A scardinare anche quest’ultimo appiglio degli storici, vanificando l’appello alla medievalità delle crociate, arriva oggi il ponderoso libro di uno storico del cristianesimo e studioso della prima età moderna, Marco Pellegrini. Le crociate dopo le crociate (Il Mulino, 384 pp., 25 €) colma un vuoto storiografico parlandoci delle non meno numerose e non meno rilevanti ‘Crociate del Rinascimento’: quelle che per tre secoli, dal XV al XVII, opposero iniziative belliche a conduzione compatta, insieme imperiale e papale, al nemico islamico nel frattempo divenuto, nel segno dell’unificazione ottomana, grande e strutturata potenza demografico-militare.

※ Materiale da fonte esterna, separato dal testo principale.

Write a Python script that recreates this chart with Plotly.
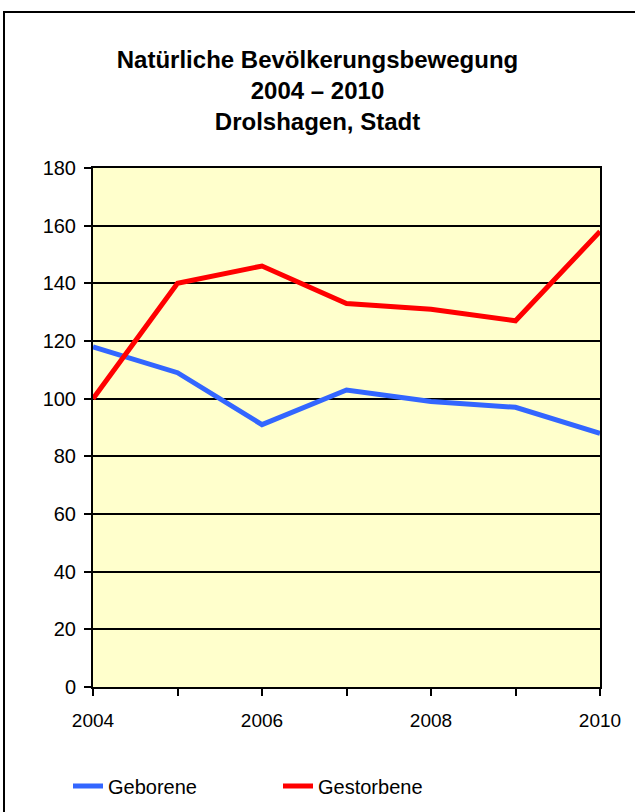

Molto più delle crociate medievali, il cui afflato ideologico e la cui affabulazione collettiva Pellegrini colloca nella “sfera della fantasia applicata alla geopolitica”, continuamente ribadendo “connaturato alla crociata fin dal suo nascere l’elemento irrealistico e talora delirante della fantapolitica”, possono accostarsi alle crociate odierne queste crociate rinascimentali — in cui peraltro le caratteristiche formali di “guerra santa cristiana” furono ben chiare sul piano giuridico-istituzionale, regolate dal diritto canonico e meticolosamente codificate nelle procedure dell’autorità ecclesiastica.
Il Medio Oriente vi diventa teatro secondario, l’azione militare vera e propria coinvolge due nuovi scenari geostrategici, quello balcanico e quello asiatico-caucasico-mesopotamico, su cui vediamo esercitarsi la prassi occidentale della ‘guerra preventiva’ (chiamata dall’autore alternativamente e un po’ incongruamente “guerra di contenimento” e “di riscossa”) contro il blocco islamico, incendiato allora dalla costruzione oggi dalla dissoluzione dell’impero ottomano in modo quasi egualmente minaccioso.
Come scrive Pellegrini, il tema della crociata fu coltivato con particolare fervore da molti dei maggiori esponenti dell’umanesimo quattro-cinquecentesco; il che non fece che dare nuova carica ideologica e emotiva all’”atavica contrapposizione tra oriente e occidente”: anzi, così “l’antropocentrismo umanistico si rivelò essere l’altra faccia dell’eurocentrismo”. Il problema vero infatti “non era rappresentato dall’impero ottomano: il problema era l’Europa, un’Europa malata”; era “la cittadella cristiana disgregata”, e in generale la decadenza dell’occidente, dinanzi alla quale “la guerra santa fu l’unica procedura percepita come legittima per una mobilitazione”. Il mezzo per giustificarla è ciò che Pellegrini chiama “l’esotizzazione del tremendo nemico”, che “viene ridotto a categorie di giudizio imprecise e emotive”, letteralmente demonizzato, se si pensa alle raffigurazioni del mostruoso demone islamico dalle sembianze di drago tipiche di tutta l’iconografica di quell’età tutt’altro che buia, ma di luminoso progresso che fu, secondo i manuali in contrapposizione al Medioevo, il Rinascimento.